I'm finally FINALLY done with our good Mr. Chaucer, but am not completely satisfied with my final product. I think that I may try to turn what I did here into the basis of an Honors project at Oberlin, but I'll have to talk to a few profs about it, see if i can get both approval and support. Nice to be finally god damn done though. So now onto my paper on Dylan, which I had thought was going to be the more intense of these two projects, but I gave more time to Chaucer than I was intending to and now my work on Dylan is going to have to suffer for it to keep me on schedule. Sacrifices, sacrifices. Hopefully by Sunday I will have Dylan and Sci-Fi out of the way, and i'l only be a day behind. Senate House opens up again tomorrow, and John and I expect to get there at 10:30 in the morning and work till 9:00 at night, with a lunchbreak. Hopefully I'll be able to step up my productivity once I'm there; it will be a better working environment, and the hours will be long. I've been finding it almost impossible to get anything done once I get home. I can have the best of intentions but there's always some other way I end up using my time; it's become so psychologically defeating that I've given it up altogether and just decided to work when it's worktime and relax when it's not. The long library hours give us a good amount of worktime though, so I think I'll be in good shape.

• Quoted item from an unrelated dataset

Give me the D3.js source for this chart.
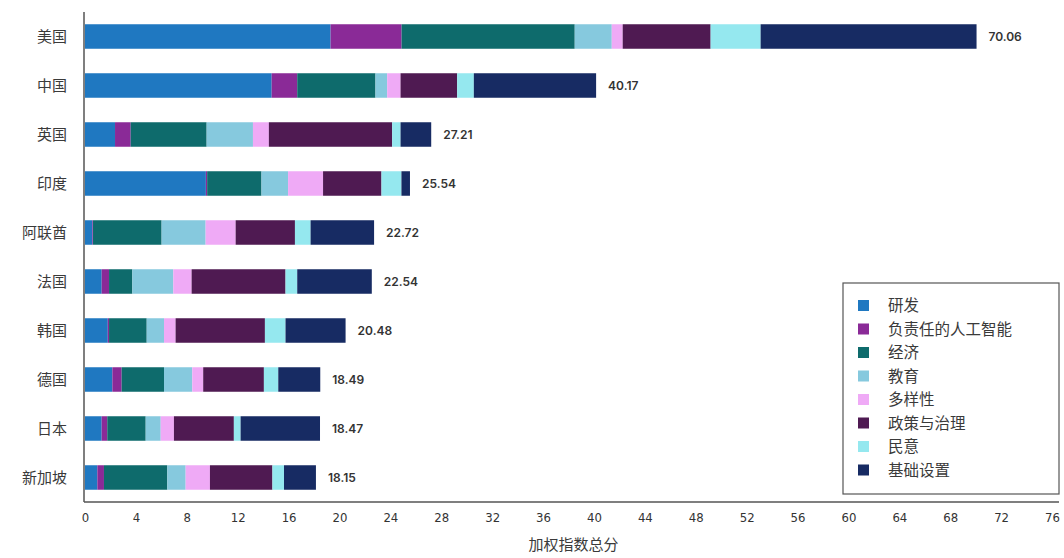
<!DOCTYPE html>
<html>
<head>
<meta charset="utf-8">
<script src="https://cdn.jsdelivr.net/npm/d3@7"></script>
<style>
  body { margin: 0; background: #fff; }
  svg { display: block; font-family: "Noto Sans CJK SC", "Noto Sans", sans-serif; }
</style>
</head>
<body>
<svg id="chart" width="1064" height="558"></svg>
<script>
// Countries, top to bottom
const countries = ["美国", "中国", "英国", "印度", "阿联酋", "法国", "韩国", "德国", "日本", "新加坡"];
// Weighted index components
const categories = ["研发", "负责任的人工智能", "经济", "教育", "多样性", "政策与治理", "民意", "基础设置"];
const colors = ["#1f78c1", "#8a2a97", "#0e6b6c", "#86c9de", "#efaaf6", "#4f1a52", "#95e8ef", "#172b63"];

const rnd   = [19.30, 14.67, 2.36, 9.50, 0.58, 1.31, 1.79, 2.15, 1.31, 0.97];
const resp  = [ 5.58,  2.01, 1.23, 0.10, 0.05, 0.58, 0.10, 0.73, 0.44, 0.52];
const econ  = [13.61,  6.15, 5.97, 4.27, 5.39, 1.83, 2.96, 3.33, 3.02, 4.98];
const edu   = [ 2.91,  0.92, 3.64, 2.09, 3.46, 3.22, 1.36, 2.22, 1.18, 1.44];
const diver = [ 0.86,  1.05, 1.25, 2.75, 2.36, 1.44, 0.91, 0.86, 1.04, 1.91];
const pol   = [ 6.91,  4.45, 9.69, 4.59, 4.66, 7.38, 7.02, 4.77, 4.71, 4.91];
const opin  = [ 3.93,  1.31, 0.66, 1.57, 1.23, 0.92, 1.62, 1.13, 0.53, 0.91];
const infra = [16.97,  9.61, 2.41, 0.67, 4.99, 5.86, 4.72, 3.30, 6.24, 2.51];
const totals = [70.06, 40.17, 27.21, 25.54, 22.72, 22.54, 20.48, 18.49, 18.47, 18.15];
const xTicks = d3.range(0, 77, 4);

const series = [rnd, resp, econ, edu, diver, pol, opin, infra];
const rows = countries.map((c, i) => {
  const r = { country: c };
  categories.forEach((k, j) => { r[k] = series[j][i]; });
  return r;
});

const svg = d3.select("#chart");
const plotLeft = 84, plotRight = 1059, plotTop = 12, plotBottom = 502;

const x = d3.scaleLinear().domain([0, 76]).range([plotLeft + 1, 1052]);
const y = d3.scaleBand().domain(countries).range([plotTop, plotBottom]).paddingInner(0.5).paddingOuter(0.25);
const color = d3.scaleOrdinal().domain(categories).range(colors);

const stacked = d3.stack().keys(categories)(rows);

// Stacked bars
svg.append("g").selectAll("g")
  .data(stacked).join("g")
  .attr("fill", d => color(d.key))
  .selectAll("rect")
  .data(d => d).join("rect")
  .attr("x", d => x(d[0]))
  .attr("y", d => y(d.data.country))
  .attr("width", d => Math.max(0, x(d[1]) - x(d[0])))
  .attr("height", y.bandwidth());

// Total labels
svg.append("g").selectAll("text")
  .data(countries).join("text")
  .attr("x", (c, i) => x(totals[i]) + 12)
  .attr("y", c => y(c) + y.bandwidth() / 2)
  .attr("dy", "0.35em")
  .attr("font-size", 12)
  .attr("font-weight", 600)
  .attr("fill", "#333")
  .attr("font-family", "Inter, 'Noto Sans', sans-serif")
  .text((c, i) => totals[i].toFixed(2));

// Country labels
svg.append("g").selectAll("text")
  .data(countries).join("text")
  .attr("x", 67)
  .attr("y", c => y(c) + y.bandwidth() / 2)
  .attr("dy", "0.35em")
  .attr("text-anchor", "end")
  .attr("font-size", 15)
  .attr("fill", "#3a3a3a")
  .text(c => c);

// Axis lines
svg.append("line")
  .attr("x1", plotLeft).attr("x2", plotLeft).attr("y1", plotTop).attr("y2", plotBottom)
  .attr("stroke", "#555").attr("stroke-width", 1.5);
svg.append("line")
  .attr("x1", plotLeft).attr("x2", plotRight).attr("y1", plotBottom).attr("y2", plotBottom)
  .attr("stroke", "#555").attr("stroke-width", 1.5);

// X axis tick labels
const xAxis = svg.append("g")
  .attr("transform", `translate(0,${plotBottom})`)
  .call(d3.axisBottom(x).tickValues(xTicks).tickSize(0).tickPadding(11));
xAxis.select(".domain").remove();
xAxis.selectAll("text")
  .attr("font-size", 13)
  .attr("fill", "#333")
  .attr("font-family", "'DejaVu Sans', sans-serif")
  .style("font-stretch", "condensed");

// Axis title
svg.append("text")
  .attr("x", (plotLeft + plotRight) / 2 + 2)
  .attr("y", 550)
  .attr("text-anchor", "middle")
  .attr("font-size", 15)
  .attr("fill", "#3a3a3a")
  .text("加权指数总分");

// Legend
const lg = svg.append("g");
lg.append("rect")
  .attr("x", 843).attr("y", 283).attr("width", 216).attr("height", 211)
  .attr("fill", "#fff").attr("stroke", "#555").attr("stroke-width", 1.2);
const item = lg.selectAll("g.item")
  .data(categories).join("g")
  .attr("class", "item")
  .attr("transform", (d, i) => `translate(858,${306 + i * 23.5})`);
item.append("rect")
  .attr("x", 0).attr("y", -6).attr("width", 11).attr("height", 11)
  .attr("fill", d => color(d));
item.append("text")
  .attr("x", 30).attr("dy", "0.35em")
  .attr("font-size", 15.5)
  .attr("fill", "#3a3a3a")
  .text(d => d);
</script>
</body>
</html>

Getting that work done is HARD though. Even when I can stay good and focused, it's really god damn hard to produce good and thorough writing. I can't imagine how in god's name we do it back at Oberlin. Here I will apply myself for a full day's worth of worktime, and get out enough material that I can look at it the next day and see where it doesn't make sense, and correct or edit it. But this takes TIME! And I'm only working on ONE paper! At Oberlin I'll have seven hours of classes and meals and extracurriculars in a day, and I'm still supposed to be reading five hundred pages a week and writing a paper for every hundred of them. Our work, I am beginning to think, must really rather suck. Why do they want us to turn in work that sucks? It's beyond me.

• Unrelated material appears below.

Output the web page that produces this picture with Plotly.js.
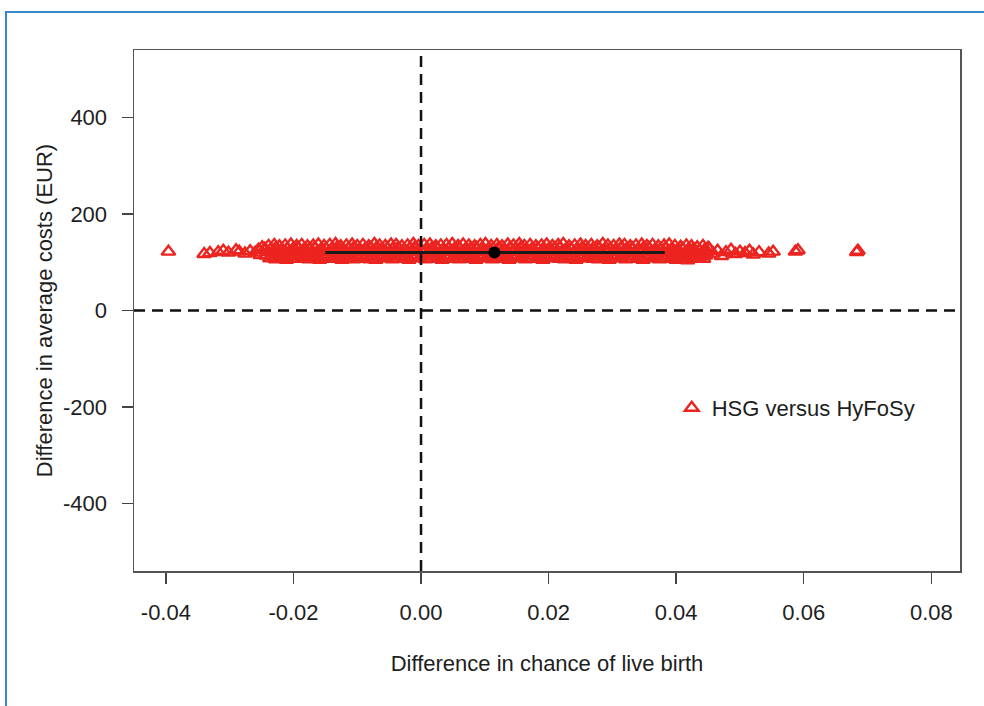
<!DOCTYPE html>
<html>
<head>
<meta charset="utf-8">
<script src="https://cdn.plot.ly/plotly-3.0.1.min.js"></script>
<style>
  html, body { margin: 0; padding: 0; background: #ffffff; }
  #wrap { position: relative; width: 984px; height: 706px; overflow: hidden; }
  #frame { position: absolute; left: 5px; top: 11px; width: 1200px; height: 900px;
           border-left: 2px solid #3b86c6; border-top: 2px solid #3b86c6; }
  #chart { position: absolute; left: 0; top: 0; width: 984px; height: 706px; }
</style>
</head>
<body>
<div id="wrap">
  <div id="frame"></div>
  <div id="chart"></div>
</div>
<script>
// ---- Data ----
// Replicates: difference in chance of live birth (x) vs difference in average costs (y)
const rowTopX = [-0.0239,-0.0230,-0.0222,-0.0213,-0.0204,-0.0195,-0.0187,-0.0178,-0.0169,-0.0161,
  -0.0152,-0.0143,-0.0134,-0.0126,-0.0117,-0.0108,-0.0100,-0.0091,-0.0082,-0.0073,
  -0.0065,-0.0056,-0.0047,-0.0039,-0.0030,-0.0021,-0.0012,-0.0004,0.0005,0.0014,
  0.0023,0.0031,0.0040,0.0049,0.0058,0.0066,0.0075,0.0084,0.0093,0.0101,
  0.0110,0.0119,0.0127,0.0136,0.0145,0.0154,0.0162,0.0171,0.0180,0.0189,
  0.0197,0.0206,0.0215,0.0223,0.0232,0.0241,0.0250,0.0258,0.0267,0.0276,
  0.0285,0.0293,0.0302,0.0311,0.0319,0.0328,0.0337,0.0346,0.0354,0.0363,
  0.0372,0.0381,0.0389,0.0398,0.0407,0.0416,0.0424,0.0433,0.0442,0.0450];
const rowTopY = [134,136,133,135,137,134,136,133,135,137,
  134,136,138,133,135,137,134,136,133,138,
  135,134,137,136,133,135,138,134,136,137,
  133,135,136,138,134,137,135,133,136,138,
  134,136,133,137,135,138,134,136,133,135,
  137,134,136,138,133,135,137,134,136,133,
  138,135,134,137,136,133,135,137,134,136,
  133,135,137,134,132,135,133,131,134,130];
const rowUpperX = [-0.0245,-0.0236,-0.0228,-0.0219,-0.0210,-0.0201,-0.0193,-0.0184,-0.0175,-0.0167,
  -0.0158,-0.0149,-0.0140,-0.0132,-0.0123,-0.0114,-0.0106,-0.0097,-0.0088,-0.0079,
  -0.0071,-0.0062,-0.0053,-0.0045,-0.0036,-0.0027,-0.0018,-0.0010,-0.0001,0.0008,
  0.0017,0.0025,0.0034,0.0043,0.0052,0.0060,0.0069,0.0078,0.0087,0.0095,
  0.0104,0.0113,0.0121,0.0130,0.0139,0.0148,0.0156,0.0165,0.0174,0.0183,
  0.0191,0.0200,0.0209,0.0217,0.0226,0.0235,0.0244,0.0252,0.0261,0.0270,
  0.0279,0.0287,0.0296,0.0305,0.0313,0.0322,0.0331,0.0340,0.0348,0.0357,
  0.0366,0.0375,0.0383,0.0392,0.0401,0.0410,0.0418,0.0427,0.0436,0.0444];
const rowUpperY = [128,126,129,125,128,127,130,126,128,129,
  125,128,127,130,126,128,129,125,127,130,
  128,126,129,127,130,125,128,130,127,126,
  129,130,125,128,127,129,126,129,130,127,
  125,128,129,126,129,127,130,125,128,129,
  126,127,129,130,125,128,126,129,127,129,
  130,126,128,125,129,127,129,126,128,130,
  125,127,129,126,124,128,125,127,124,125];
const rowMiddleX = [-0.0241,-0.0232,-0.0224,-0.0215,-0.0206,-0.0197,-0.0189,-0.0180,-0.0171,-0.0163,
  -0.0154,-0.0145,-0.0136,-0.0128,-0.0119,-0.0110,-0.0102,-0.0093,-0.0084,-0.0075,
  -0.0067,-0.0058,-0.0049,-0.0041,-0.0032,-0.0023,-0.0014,-0.0006,0.0003,0.0012,
  0.0021,0.0029,0.0038,0.0047,0.0056,0.0064,0.0073,0.0082,0.0091,0.0099,
  0.0108,0.0117,0.0125,0.0134,0.0143,0.0152,0.0160,0.0169,0.0178,0.0187,
  0.0195,0.0204,0.0213,0.0221,0.0230,0.0239,0.0248,0.0256,0.0265,0.0274,
  0.0283,0.0291,0.0300,0.0309,0.0317,0.0326,0.0335,0.0344,0.0352,0.0361,
  0.0370,0.0379,0.0387,0.0396,0.0405,0.0414,0.0422,0.0431,0.0440,0.0448];
const rowMiddleY = [121,119,122,118,121,120,122,119,121,118,
  122,120,122,119,121,118,121,122,120,119,
  121,122,118,120,121,119,122,121,118,120,
  122,119,121,122,118,120,122,119,121,122,
  118,121,120,119,121,122,118,120,121,119,
  121,122,120,118,121,119,121,122,120,118,
  121,119,121,122,118,120,121,119,121,122,
  118,120,121,119,121,117,120,121,118,121];
const rowLowerX = [-0.0243,-0.0234,-0.0226,-0.0217,-0.0208,-0.0199,-0.0191,-0.0182,-0.0173,-0.0165,
  -0.0156,-0.0147,-0.0138,-0.0130,-0.0121,-0.0112,-0.0104,-0.0095,-0.0086,-0.0077,
  -0.0069,-0.0060,-0.0051,-0.0043,-0.0034,-0.0025,-0.0016,-0.0008,0.0001,0.0010,
  0.0019,0.0027,0.0036,0.0045,0.0054,0.0062,0.0071,0.0080,0.0089,0.0097,
  0.0106,0.0115,0.0123,0.0132,0.0141,0.0150,0.0158,0.0167,0.0176,0.0185,
  0.0193,0.0202,0.0211,0.0219,0.0228,0.0237,0.0246,0.0254,0.0263,0.0272,
  0.0281,0.0289,0.0298,0.0307,0.0315,0.0324,0.0333,0.0342,0.0350,0.0359,
  0.0368,0.0377,0.0385,0.0394,0.0403,0.0412,0.0420,0.0429,0.0438,0.0446];
const rowLowerY = [114,112,115,111,114,113,115,112,114,111,
  115,113,115,111,114,112,114,115,113,111,
  114,115,112,113,114,111,115,114,112,113,
  115,111,114,114,112,113,115,111,114,115,
  112,114,113,111,114,115,112,113,114,111,
  114,115,113,112,114,111,114,115,113,112,
  114,111,114,115,112,113,114,111,114,115,
  112,113,114,111,114,110,113,114,112,114];
const rowBottomX = [-0.0237,-0.0228,-0.0220,-0.0211,-0.0202,-0.0193,-0.0185,-0.0176,-0.0167,-0.0159,
  -0.0150,-0.0141,-0.0132,-0.0124,-0.0115,-0.0106,-0.0098,-0.0089,-0.0080,-0.0071,
  -0.0063,-0.0054,-0.0045,-0.0037,-0.0028,-0.0019,-0.0010,-0.0002,0.0007,0.0016,
  0.0025,0.0033,0.0042,0.0051,0.0060,0.0068,0.0077,0.0086,0.0095,0.0103,
  0.0112,0.0121,0.0129,0.0138,0.0147,0.0156,0.0164,0.0173,0.0182,0.0191,
  0.0199,0.0208,0.0217,0.0225,0.0234,0.0243,0.0252,0.0260,0.0269,0.0278,
  0.0287,0.0295,0.0304,0.0313,0.0321,0.0330,0.0339,0.0348,0.0356,0.0365,
  0.0374,0.0383,0.0391,0.0400,0.0409,0.0418,0.0426,0.0435,0.0443];
const rowBottomY = [108,106,109,105,108,107,109,106,108,105,
  109,107,108,105,108,106,109,107,106,105,
  108,109,106,107,108,105,109,108,106,107,
  109,105,108,107,106,107,109,105,108,109,
  106,108,107,105,108,109,106,107,108,105,
  108,109,107,106,108,105,108,109,107,106,
  108,105,108,109,106,107,108,105,108,109,
  106,107,108,105,108,104,107,108,107];
const tailLeftX = [-0.0396,-0.0340,-0.0331,-0.0318,-0.0310,-0.0302,-0.0290,-0.0285,-0.0276,-0.0268,-0.0260,-0.0255,-0.0252,-0.0249];
const tailLeftY = [122,117,119,121,124,120,125,122,118,123,120,126,115,131];
const tailRightX = [0.0452,0.0458,0.0465,0.0471,0.0478,0.0486,0.0493,0.0500,0.0508,0.0515,0.0521,0.0530,0.0545,0.0552,0.0587,0.0591,0.0683,0.0685];
const tailRightY = [128,118,124,113,121,126,117,122,119,124,116,121,118,122,122,125,121,124];

// Mean and interval of difference in chance of live birth
const meanEffect = 0.0115;
const meanCost = 120;
const ciEffect = [-0.0150, 0.0382];

const xTickVals = [-0.04, -0.02, 0.00, 0.02, 0.04, 0.06, 0.08];
const xTickText = ["-0.04", "-0.02", "0.00", "0.02", "0.04", "0.06", "0.08"];
const yTickVals = [-400, -200, 0, 200, 400];
const yTickText = ["-400", "-200", "0", "200", "400"];

const seriesName = "HSG versus HyFoSy";
const xTitle = "Difference in chance of live birth";
const yTitle = "Difference in average costs (EUR)";

// ---- Build traces ----
const simX = [].concat(tailLeftX, rowTopX, rowUpperX, rowMiddleX, rowLowerX, rowBottomX, tailRightX);
const simY = [].concat(tailLeftY, rowTopY, rowUpperY, rowMiddleY, rowLowerY, rowBottomY, tailRightY);

const red = "rgb(236,36,32)";
const FONT = "Liberation Sans, Arial, Helvetica, sans-serif";
const TXT = "#1e1e1e";

const traces = [
  {
    type: "scatter", mode: "markers", name: seriesName,
    x: simX, y: simY,
    marker: { symbol: "triangle-up-open", size: 12, color: red, line: { width: 2.4, color: red } },
    showlegend: true, hoverinfo: "skip"
  },
  {
    type: "scatter", mode: "lines",
    x: ciEffect, y: [meanCost, meanCost],
    line: { color: "#1a1a1a", width: 3 },
    showlegend: false, hoverinfo: "skip"
  },
  {
    type: "scatter", mode: "markers",
    x: [meanEffect], y: [meanCost],
    marker: { symbol: "circle", size: 12, color: "#000000" },
    showlegend: false, hoverinfo: "skip"
  }
];

const layout = {
  width: 984, height: 706,
  paper_bgcolor: "rgba(0,0,0,0)", plot_bgcolor: "rgba(0,0,0,0)",
  margin: { l: 134, r: 24, t: 50, b: 135 },
  font: { family: FONT, size: 22, color: TXT },
  showlegend: true,
  legend: {
    x: 0.651, y: 0.313, xanchor: "left", yanchor: "middle",
    bgcolor: "rgba(0,0,0,0)", borderwidth: 0,
    font: { family: FONT, size: 22, color: TXT }
  },
  xaxis: {
    range: [-0.045, 0.0845], tickmode: "array", tickvals: xTickVals, ticktext: xTickText,
    ticks: "outside", ticklen: 11, tickwidth: 1.5, tickcolor: "#444",
    showline: true, mirror: true, linecolor: "#555", linewidth: 1.5,
    showgrid: false, zeroline: false, ticklabelstandoff: 10,
    tickfont: { family: FONT, size: 22, color: TXT },
    title: { text: xTitle, font: { family: FONT, size: 22, color: TXT }, standoff: 31 }
  },
  yaxis: {
    range: [-540, 540], tickmode: "array", tickvals: yTickVals, ticktext: yTickText,
    ticks: "outside", ticklen: 11, tickwidth: 1.5, tickcolor: "#444",
    showline: true, mirror: true, linecolor: "#555", linewidth: 1.5,
    showgrid: false, zeroline: false, ticklabelstandoff: 10,
    tickfont: { family: FONT, size: 22, color: TXT },
    title: { text: yTitle, font: { family: FONT, size: 22, color: TXT }, standoff: 4 }
  },
  shapes: [
    { type: "line", xref: "x", yref: "paper", x0: 0, x1: 0, y0: 0, y1: 1,
      line: { color: "#111", width: 2.5, dash: "11px,7px" } },
    { type: "line", xref: "paper", yref: "y", x0: 0, x1: 1, y0: 0, y1: 0,
      line: { color: "#111", width: 2.5, dash: "11px,7px" } }
  ]
};

Plotly.newPlot("chart", traces, layout, { displayModeBar: false, staticPlot: true });
</script>
</body>
</html>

Johnny Toz sent me a brilliant NYTimes article by Michael Chabon, who, if you have not heard of him, I will introduce to you as the most sensetive and gifted American writer since John Steinbeck (Steinbeck who if you don't like him, it's because you were forced to read Of Mice and Men when you were in High School and never read East of Eden, which you should not let wild horses stop you from reading, immediately). It's a wonderful article, please do yourself the favor of reading it.
Apparently it's not 4000 miles to Oberlin, but 3776 (or 3281 nautical miles), according to this "How Far Is It?" site. The confusing thing is that it gives both headings as "north" - is the direction that it's following over the North Pole?
Churchill says: "The empires of the future are the empires of the mind."